Nasal polyps are inflammatory outgrowths of paranasal sinus mucosa caused by chronic mucosal inflammation that typically arise from the middle meatus and ethmoid region. The main symptoms of nasal polyps are perennial nasal congestion, nasal obstruction, and anosmia or hyposmia. Unlike
patients with chronic rhinosinusitis (CRS) without nasal polyps who present with headache and facial pain, patients with nasal polyps typically do not complain of those symptoms. Nasal polyps appear as semitranslucent, pale gray growths in the nasal cavity in contrast to pink or erythematous
adjacent mucosa.
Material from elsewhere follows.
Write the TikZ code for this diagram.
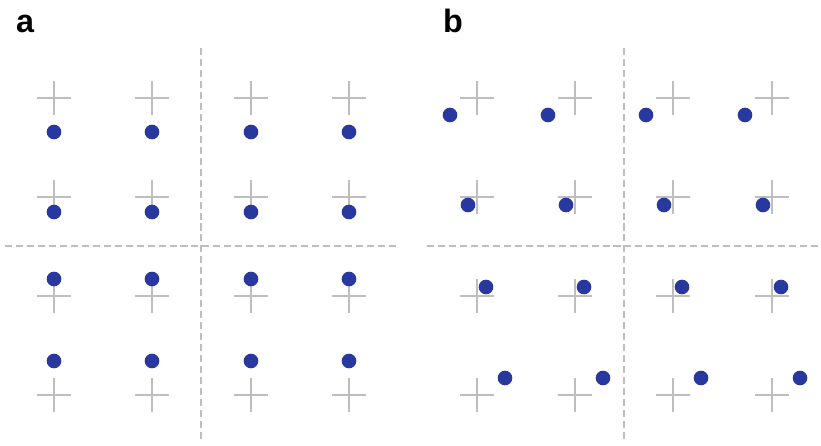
\documentclass[tikz,border=0pt]{standalone}
\usepackage{fontspec}
\setmainfont{Liberation Sans}
\definecolor{dotblue}{RGB}{40,56,158}
\definecolor{crossgray}{RGB}{190,190,190}
\begin{document}
\begin{tikzpicture}[x=0.025cm, y=-0.025cm,
  divider/.style={crossgray, dash pattern=on 5pt off 2.8pt, line width=0.8pt},
  cross/.style={crossgray, line width=1pt},
  spot/.style={fill=dotblue},
  panel/.style={anchor=base, font=\fontsize{23}{23}\selectfont\bfseries}]
  \useasboundingbox (0,0) rectangle (821,446);
  \node[panel] (la) at (25,33) {a};
  \node[panel] (lb) at (453,33) {b};
  % dividers
  \draw[divider] (201,48) -- (201,442);
  \draw[divider] (5,246) -- (398,246);
  \draw[divider] (624,48) -- (624,442);
  \draw[divider] (427,246) -- (821,246);
  % panel a: vertical shifts only
  \foreach \cx in {54,152,251,349}
    \foreach \cy/\dy in {98/34,197/15,296/-17,395/-34} {
      \draw[cross] (\cx-17,\cy) -- (\cx+17,\cy) (\cx,\cy-17) -- (\cx,\cy+17);
      \fill[spot] (\cx,\cy+\dy) circle (5.2pt);
    }
  % panel b: diagonal shifts
  \foreach \cx in {477,575,673,772}
    \foreach \cy/\dx/\dy in {98/-27/17,197/-9/8,296/9/-9,395/28/-17} {
      \draw[cross] (\cx-17,\cy) -- (\cx+17,\cy) (\cx,\cy-17) -- (\cx,\cy+17);
      \fill[spot] (\cx+\dx,\cy+\dy) circle (5.2pt);
    }
\end{tikzpicture}
\end{document}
Nasal polyps occur more frequently in patients with persistent asthma, aspirin-exacerbated respiratory disease (AERD), CRS, and cystic fibrosis. Children with nasal polyps should be evaluated for cystic fibrosis. Churg-Strauss syndrome and ciliary dyskinesia also may be associated
with nasal polyps. Nasal polyps have increased numbers of activated eosinophils, mast cells, and IgE. Staphylococcal superantigens may play a role in the Th2 type of chronic eosinophilic inflammation observed in nasal polyps. Dysfunction of the epithelial barrier in nasal polyps causing reduced
levels of antimicrobial proteins has been described. Topical nasal steroids are the treatment of choice. They significantly decrease polyp size, nasal congestion, rhinorrhea, and increase nasal airflow. Short courses of oral steroids may be needed to reduce polyp size followed by maintenance
therapy with intranasal steroids. Surgery is reserved for cases when polyps cause severe obstruction, recurrent sinusitis, and for patients who have failed medical therapy. Aspirin desensitization may decrease the requirement for polypectomies and sinus surgery in patients with AERD.